Drones Used More By Law Enforcers; Surveillance Expected To Be Common


Federal, state and local law enforcement agencies are increasingly borrowing border-patrol drones for domestic surveillance operations, newly released records show. The Washington Post calls it “a harbinger of what is expected to become the commonplace use of unmanned aircraft by police.” Customs and Border Protection, which has the largest U.S. drone fleet of its kind outside the Defense Department, flew nearly 700 such surveillance missions on behalf of other agencies from 2010 to 2012, according to flight logs released in response to a Freedom of Information Act lawsuit by the Electronic Frontier Foundation, a civil-liberties group.

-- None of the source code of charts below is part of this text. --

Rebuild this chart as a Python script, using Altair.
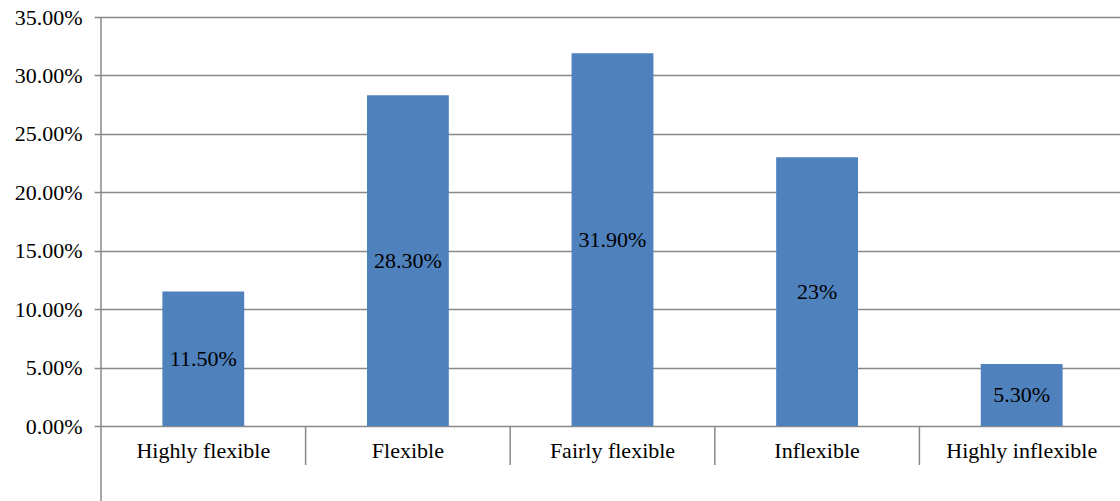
import altair as alt
import pandas as pd

# Survey responses: how flexible respondents rated the schedule
categories = ["Highly flexible", "Flexible", "Fairly flexible", "Inflexible", "Highly inflexible"]
shares = [0.115, 0.283, 0.319, 0.23, 0.053]
share_labels = ["11.50%", "28.30%", "31.90%", "23%", "5.30%"]
y_ticks = [0.0, 0.05, 0.10, 0.15, 0.20, 0.25, 0.30, 0.35]

df = pd.DataFrame({"category": categories, "share": shares, "label": share_labels})
df["mid"] = df["share"] / 2

FONT = "'Liberation Serif', 'Times New Roman', serif"
FONT_SIZE = 22
GRID = "#898989"
BAR = "#4F81BD"

PLOT_W = 1019          # visible plot area
BAND_SPAN = 1023       # category slots run slightly past the right edge
STEP = BAND_SPAN / len(categories)
PAD_INNER = 0.6

x_scale = alt.Scale(paddingInner=PAD_INNER, paddingOuter=PAD_INNER / 2, range=[0, BAND_SPAN])

x_enc = alt.X(
    "category:N",
    sort=categories,
    scale=x_scale,
    axis=alt.Axis(
        title=None, labelAngle=0, ticks=False, domain=False,
        labelFont=FONT, labelFontSize=FONT_SIZE, labelColor="black",
        labelPadding=14, labelLimit=0,
    ),
)

y_scale = alt.Scale(domain=[0, 0.35], nice=False)

bars = alt.Chart(df).mark_bar(color=BAR).encode(
    x=x_enc,
    y=alt.Y(
        "share:Q",
        scale=y_scale,
        axis=alt.Axis(
            title=None, values=y_ticks, format=".2%", domain=False,
            grid=True, gridColor=GRID, gridWidth=1.5,
            tickColor=GRID, tickWidth=1.5, tickSize=7,
            labelFont=FONT, labelFontSize=FONT_SIZE, labelColor="black",
            labelPadding=12,
        ),
    ),
)

labels = alt.Chart(df).mark_text(font=FONT, fontSize=FONT_SIZE, color="black").encode(
    x=alt.X("category:N", sort=categories),
    y=alt.Y("mid:Q", scale=y_scale),
    text="label:N",
)

# category separators below the baseline, at the start of each category slot
separators = alt.Chart(df.iloc[1:]).mark_rule(color=GRID, strokeWidth=1.5).encode(
    x=alt.X("category:N", sort=categories, bandPosition=0),
    xOffset=alt.value(-STEP * PAD_INNER / 2),
    y=alt.value(409),
    y2=alt.value(448),
)

# vertical axis line running past the baseline
axis_line = alt.Chart(df.iloc[:1]).mark_rule(color=GRID, strokeWidth=1.5).encode(
    x=alt.value(0),
    y=alt.value(0),
    y2=alt.value(484),
)

chart = (
    alt.layer(bars, labels, separators, axis_line)
    .properties(
        width=PLOT_W,
        height=409,
        autosize=alt.AutoSizeParams(type="none"),
        padding={"left": 101, "top": 17, "right": 0, "bottom": 75},
    )
    .configure_view(stroke=None)
)

chart.save("out.html", embed_options={"renderer": "svg", "actions": False})
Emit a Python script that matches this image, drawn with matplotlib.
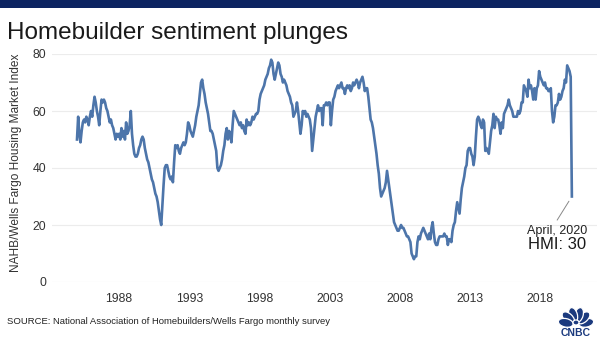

Most of the border missions are performed for the Coast Guard, the Drug Enforcement Administration and immigration authorities. They also aid in disaster relief and in the search for marijuana crops, methamphetamine labs and missing persons, among other missions not directly related to border protection. Because they have sophisticated cameras and can remain in flight for many hours at a time, drones raise novel privacy challenges. Civil libertarians argue that they could lead to persistent visual surveillance of Americans on private property. Government lawyers say there is no meaningful legal distinction between the use of unmanned and piloted aircraft for surveillance. A U.S. Senate committee holds a hearing today on the issue.